António José Correia
Ex-Autarca
Setembro foi um mês intenso para quem vive ligado ao mar. No plano global, celebrou-se a entrada em vigor, a partir de 2026, do Tratado do Alto Mar (BBNJ). Pela primeira vez, a comunidade internacional terá um acordo vinculativo para proteger a biodiversidade em áreas além da jurisdição nacional. Trata-se de um marco histórico a que Portugal aderiu em abril passado: possibilitar a criação de Áreas Marinhas Protegidas em alto-mar, reforçar a transferência de conhecimento e tecnologia e assegurar que todos os países, desenvolvidos ou em desenvolvimento, participam na preservação deste bem comum. É um passo da aspiração à ação, alinhado com os compromissos da Estratégia Nacional para o Mar e com a meta de proteger 30% do espaço oceânico até 2030.
Mas o futuro do oceano constrói-se também a partir do local. Peniche voltou a ser palco de iniciativas de grande significado para a literacia do mar. A Escola Superior de Turismo e Tecnologia do Mar (ESTM), integrada no Politécnico de Leiria, em parceria com a Fórum Estudante e o Município de Peniche, organizou a 15.ª edição da Semana Tanto Mar, que reuniu cinquenta jovens do ensino secundário em experiências diretas com a pesca, a ciência, o surf, as Berlengas e a economia azul. Também em setembro, e numa iniciativa em que integrei uma painel de discussão, a ESTM organizou pela primeira vez a Universidade de Verão Tanto Mar da Fundação Luso-Americana para o Desenvolvimento, reforçando-se a ligação entre Portugal e os Estados Unidos na valorização do Atlântico.
Para mim é um orgulho ver a afirmação desta marca — Tanto Mar — à qual estive ligado desde a sua génese, e que hoje constitui uma referência nacional no despertar de vocações para o mar. A ESTM afirma-se, assim, como instituição âncora para a nossa região, combinando ensino, investigação, cultura e inovação ligadas ao oceano.
Este setembro levou-me também ao Brasil, a Maricá, onde participei no Seminário Internacional da Economia do Mar. Levei a minha experiência enquanto Presidente da Câmara Municipal de Peniche como exemplo de cidade costeira que soube articular tradição piscatória, turismo náutico e surf, conhecimento e inovação. O Atlântico, afinal, não nos separa: une-nos.
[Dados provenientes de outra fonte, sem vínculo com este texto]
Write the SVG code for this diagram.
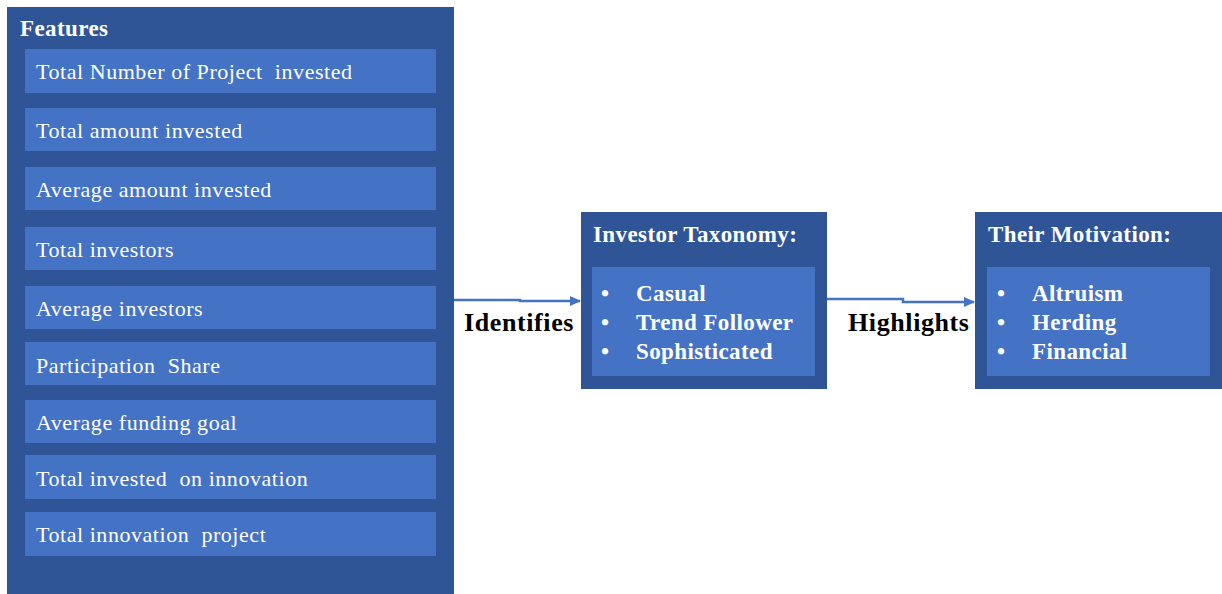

No ano em que a Gazeta das Caldas celebra o seu centenário, não posso deixar de recordar o papel fundamental que este jornal, sob a liderança do seu diretor José Luís Almeida e Silva, desempenhou na promoção da luta contra a instalação da Central Nuclear que o governo de 1975 e 1976 pretendia construir em Ferrel, no concelho de Peniche. Uma luta que também integrei, e que permanece como exemplo de cidadania ativa e de defesa do território e do mar. Ao evocar este episódio, importa igualmente sublinhar a relevância da comunicação social local e regional na afirmação e defesa da liberdade de expressão e, consequentemente, da democracia. A Gazeta das Caldas é, há cem anos, uma voz indispensável para a identidade da nossa comunidade e para a vitalidade da vida democrática.
Do tratado global às experiências locais, passando pela cooperação transatlântica e pela memória histórica, uma mensagem se impõe: o mar exige-nos visão partilhada e ação concertada. É sempre no mar que encontramos o nosso maior desafio e a nossa maior oportunidade.